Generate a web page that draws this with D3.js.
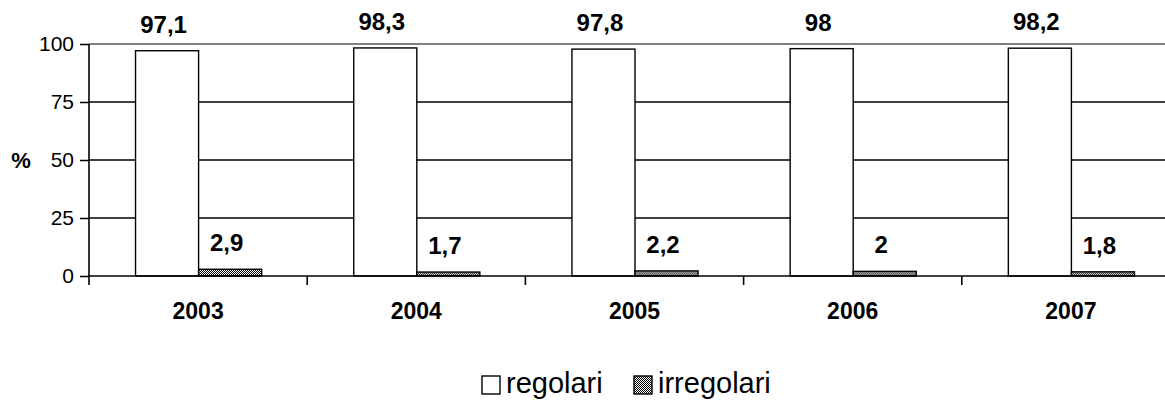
<!DOCTYPE html>
<html>
<head>
<meta charset="utf-8">
<script src="https://cdn.jsdelivr.net/npm/d3@7"></script>
<style>
  html, body { margin: 0; padding: 0; background: #fff; }
  svg { display: block; font-family: Arial, "Liberation Sans", sans-serif; }
</style>
</head>
<body>
<svg id="chart" width="1165" height="401"></svg>
<script>
const categories = ["2003", "2004", "2005", "2006", "2007"];
const seriesNames = ["regolari", "irregolari"];
const regolari = [97.1, 98.3, 97.8, 98, 98.2];
const irregolari = [2.9, 1.7, 2.2, 2, 1.8];
const yTicks = [0, 25, 50, 75, 100];

(function () {
const FONT = "Arial, 'Liberation Sans', sans-serif";
const svg = d3.select("#chart");
const defs = svg.append("defs");
const pat = defs.append("pattern").attr("id", "dots")
  .attr("patternUnits", "userSpaceOnUse").attr("width", 2).attr("height", 2);
pat.append("rect").attr("width", 2).attr("height", 2).attr("fill", "#fff");
pat.append("rect").attr("x", 0).attr("y", 0).attr("width", 1).attr("height", 1).attr("fill", "#000");
pat.append("rect").attr("x", 1).attr("y", 1).attr("width", 1).attr("height", 1).attr("fill", "#000");

const fills = { regolari: "#ffffff", irregolari: "url(#dots)" };

const pLeft = 89, pRight = 1180, pTop = 44, pBottom = 276;
const x0 = d3.scaleBand().domain(categories).range([pLeft, pRight]).paddingInner(0).paddingOuter(0);
const bw = x0.bandwidth();
const x1 = d3.scaleBand().domain(seriesNames).range([bw * 0.211, bw * 0.789]).padding(0);
const y = d3.scaleLinear().domain([0, 100]).range([pBottom, pTop]);

// gridlines
svg.append("g").selectAll("line").data(yTicks.filter(t => t > 0 && t < 100)).join("line")
  .attr("x1", pLeft).attr("x2", 1165).attr("y1", d => y(d)).attr("y2", d => y(d))
  .attr("stroke", "#000").attr("stroke-width", 1.5);
// top border
svg.append("line").attr("x1", pLeft).attr("x2", 1165).attr("y1", y(100)).attr("y2", y(100))
  .attr("stroke", "#808080").attr("stroke-width", 1.8);

// bars
const data = categories.map((c, i) => ({ cat: c, values: [
  { key: "regolari", v: regolari[i] }, { key: "irregolari", v: irregolari[i] }] }));

const groups = svg.append("g").selectAll("g").data(data).join("g")
  .attr("transform", d => `translate(${x0(d.cat)},0)`);
groups.selectAll("rect").data(d => d.values).join("rect")
  .attr("x", d => x1(d.key) + 0.5)
  .attr("y", d => y(d.v))
  .attr("width", x1.bandwidth())
  .attr("height", d => y(0) - y(d.v))
  .attr("fill", d => fills[d.key])
  .attr("stroke", "#000").attr("stroke-width", 1.4);
groups.selectAll("text").data(d => d.values).join("text")
  .attr("x", d => x1(d.key) + x1.bandwidth() / 2 - 3)
  .attr("y", d => y(d.v) - 18)
  .attr("text-anchor", "middle")
  .attr("font-size", "24px").attr("font-weight", "bold")
  .text(d => String(d.v).replace(".", ","));

// y axis
const yAxis = d3.axisLeft(y).tickValues(yTicks).tickSize(9).tickPadding(6);
const gy = svg.append("g").attr("transform", `translate(${pLeft},0)`).call(yAxis);
gy.select(".domain").remove();
gy.selectAll(".tick line").attr("stroke", "#000").attr("stroke-width", 1.5);
gy.selectAll(".tick text").attr("font-size", "21px").attr("fill", "#000")
  .attr("font-family", FONT);
svg.append("line").attr("x1", pLeft).attr("x2", pLeft).attr("y1", pTop).attr("y2", pBottom + 9)
  .attr("stroke", "#000").attr("stroke-width", 1.6);

// x axis
svg.append("line").attr("x1", pLeft).attr("x2", 1165).attr("y1", pBottom).attr("y2", pBottom)
  .attr("stroke", "#000").attr("stroke-width", 1.6);
const xAxis = d3.axisBottom(x0).tickSize(0).tickPadding(27);
const gx = svg.append("g").attr("transform", `translate(0,${pBottom})`).call(xAxis);
gx.select(".domain").remove();
gx.selectAll(".tick text").attr("font-size", "23px").attr("font-weight", "bold").attr("fill", "#000")
  .attr("font-family", FONT);
// category separator ticks
svg.append("g").selectAll("line").data(categories.slice(1)).join("line")
  .attr("x1", d => x0(d)).attr("x2", d => x0(d)).attr("y1", pBottom).attr("y2", pBottom + 9)
  .attr("stroke", "#000").attr("stroke-width", 1.6);

// y label
svg.append("text").attr("x", 21).attr("y", y(50) + 8).attr("text-anchor", "middle")
  .attr("font-size", "22px").attr("font-weight", "bold").text("%");

// legend
const legend = svg.append("g");
const legItems = [{ key: "regolari", x: 482 }, { key: "irregolari", x: 634 }];
legItems.forEach(it => {
  legend.append("rect").attr("x", it.x).attr("y", 376).attr("width", 18).attr("height", 18)
    .attr("fill", fills[it.key]).attr("stroke", "#000").attr("stroke-width", 1.4);
  legend.append("text").attr("x", it.x + 24).attr("y", 393)
    .attr("font-size", "29px").text(it.key);
});
})();
</script>
</body>
</html>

## What you will do
Set down again, exactly, the lines of the material above from its first line to the one with "const yTicks = [0, 25, 50, 75, 100];", inclusive. Leave the pictures out.

## Answer in full
Generate a web page that draws this with D3.js.
<!DOCTYPE html>
<html>
<head>
<meta charset="utf-8">
<script src="https://cdn.jsdelivr.net/npm/d3@7"></script>
<style>
  html, body { margin: 0; padding: 0; background: #fff; }
  svg { display: block; font-family: Arial, "Liberation Sans", sans-serif; }
</style>
</head>
<body>
<svg id="chart" width="1165" height="401"></svg>
<script>
const categories = ["2003", "2004", "2005", "2006", "2007"];
const seriesNames = ["regolari", "irregolari"];
const regolari = [97.1, 98.3, 97.8, 98, 98.2];
const irregolari = [2.9, 1.7, 2.2, 2, 1.8];
const yTicks = [0, 25, 50, 75, 100];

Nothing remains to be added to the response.